As organizations grow, staff are recruited and organizational structures start to change. Most entrepreneurs tell me that the first person they recruit is an accountant or a clerk able to do some credit and debit. Further growth results to the need for more staff and some important question arise. How best should we organize ourselves? Who should do what? The staff, the tasks and the responsibilities are then organized either in a structured way or in an amorphous format. In most cases, the organizations form naturally into functional units such as sales, finance and admin, support etc. resulting to a functional organizational structure. A hierarchy grows as the organization matures.
Organizational structures are seen as formalized arrangements of the tasks to be performed and the people to perform them. Even when the structures emerge in an amorphous, way they soon take a certain shape. Most people like to be familiar with their organizational structure because it shows who reports to who. The structure should more importantly be able to point out responsibilities that people will be held accountable for.
Alfred Chandler a renowned strategic management scholar in 1962 published a book describing how structure should come about. He coined the phrase “structure follows strategy” stressing on the need for the structure to be in line with the chosen strategy in order for organizations to perform optimally.
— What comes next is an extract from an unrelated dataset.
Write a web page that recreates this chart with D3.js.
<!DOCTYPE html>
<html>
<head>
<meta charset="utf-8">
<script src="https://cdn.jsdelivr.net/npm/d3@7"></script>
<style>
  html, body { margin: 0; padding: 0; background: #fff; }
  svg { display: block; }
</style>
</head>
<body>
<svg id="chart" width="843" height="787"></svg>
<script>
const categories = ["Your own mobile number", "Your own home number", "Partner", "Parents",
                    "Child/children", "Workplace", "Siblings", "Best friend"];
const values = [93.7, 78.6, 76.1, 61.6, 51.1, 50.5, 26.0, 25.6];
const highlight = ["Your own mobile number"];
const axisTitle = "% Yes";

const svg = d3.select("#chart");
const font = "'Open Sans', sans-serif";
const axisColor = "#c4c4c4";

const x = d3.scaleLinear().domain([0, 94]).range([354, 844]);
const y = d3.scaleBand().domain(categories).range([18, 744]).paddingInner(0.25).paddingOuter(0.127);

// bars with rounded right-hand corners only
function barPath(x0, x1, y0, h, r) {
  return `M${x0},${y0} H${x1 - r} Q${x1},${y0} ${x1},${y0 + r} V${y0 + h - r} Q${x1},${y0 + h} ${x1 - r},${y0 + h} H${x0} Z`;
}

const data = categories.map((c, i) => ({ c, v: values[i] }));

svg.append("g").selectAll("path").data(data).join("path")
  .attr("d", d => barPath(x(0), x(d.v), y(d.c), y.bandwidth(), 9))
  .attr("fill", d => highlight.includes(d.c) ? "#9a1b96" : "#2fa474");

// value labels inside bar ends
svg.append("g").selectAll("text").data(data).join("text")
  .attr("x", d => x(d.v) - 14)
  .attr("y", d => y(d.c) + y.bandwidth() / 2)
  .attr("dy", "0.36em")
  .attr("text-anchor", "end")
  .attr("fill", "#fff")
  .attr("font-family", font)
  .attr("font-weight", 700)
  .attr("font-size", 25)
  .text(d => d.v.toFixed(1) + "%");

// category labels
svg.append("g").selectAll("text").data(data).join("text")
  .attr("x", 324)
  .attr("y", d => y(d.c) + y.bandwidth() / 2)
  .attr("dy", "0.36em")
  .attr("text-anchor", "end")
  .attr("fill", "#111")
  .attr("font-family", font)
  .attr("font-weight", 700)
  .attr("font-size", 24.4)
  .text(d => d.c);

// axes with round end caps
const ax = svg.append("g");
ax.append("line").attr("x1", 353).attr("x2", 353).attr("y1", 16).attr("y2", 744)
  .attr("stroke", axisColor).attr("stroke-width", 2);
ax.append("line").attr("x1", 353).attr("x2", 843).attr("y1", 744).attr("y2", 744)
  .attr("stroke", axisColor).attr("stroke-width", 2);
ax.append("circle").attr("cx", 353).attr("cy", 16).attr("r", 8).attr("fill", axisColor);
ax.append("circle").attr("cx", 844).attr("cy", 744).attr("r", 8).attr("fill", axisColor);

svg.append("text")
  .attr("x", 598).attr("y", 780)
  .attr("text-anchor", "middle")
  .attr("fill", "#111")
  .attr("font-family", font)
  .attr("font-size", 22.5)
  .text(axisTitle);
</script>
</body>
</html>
Looking around, there are many forms of structures. They range from the simple structures in start-ups, to divisional structures, to the matrix structures found in multinational corporations. There are also the rare unique structures such as that of Zappos.com. In April 2015, the radical Zappos CEO Tony Hsieh known for delivering happiness to his customers introduced the “holacracy” structure. This is a “self-management” structure invented by programmer turned management guru Brian Robertson. The new structure did away with manager roles and job titles and created circles with lead links but no hierarchy. An article on NPR.com in July 2015 described Zappos as “A workplace where no one and everyone is the boss”. As at March this year, Fortune.com reported that 29% of the staff had voluntarily left Zappos after an attractive severance offer was made giving the staff an option to re-join the company after 12 months. The radical management structure whose main objective is to get things done faster is still in place to date.
Ideally, the choice of customer service structure an organization adopts should be informed by its customer service strategy. Key questions should be – How can we make it easier for our customers to transact with us? How can we be faster? How do we restructure to make it painless for our customers? Any smart organization should do whatever it takes to reduce unnecessary bureaucracies and bottlenecks in serving its customers.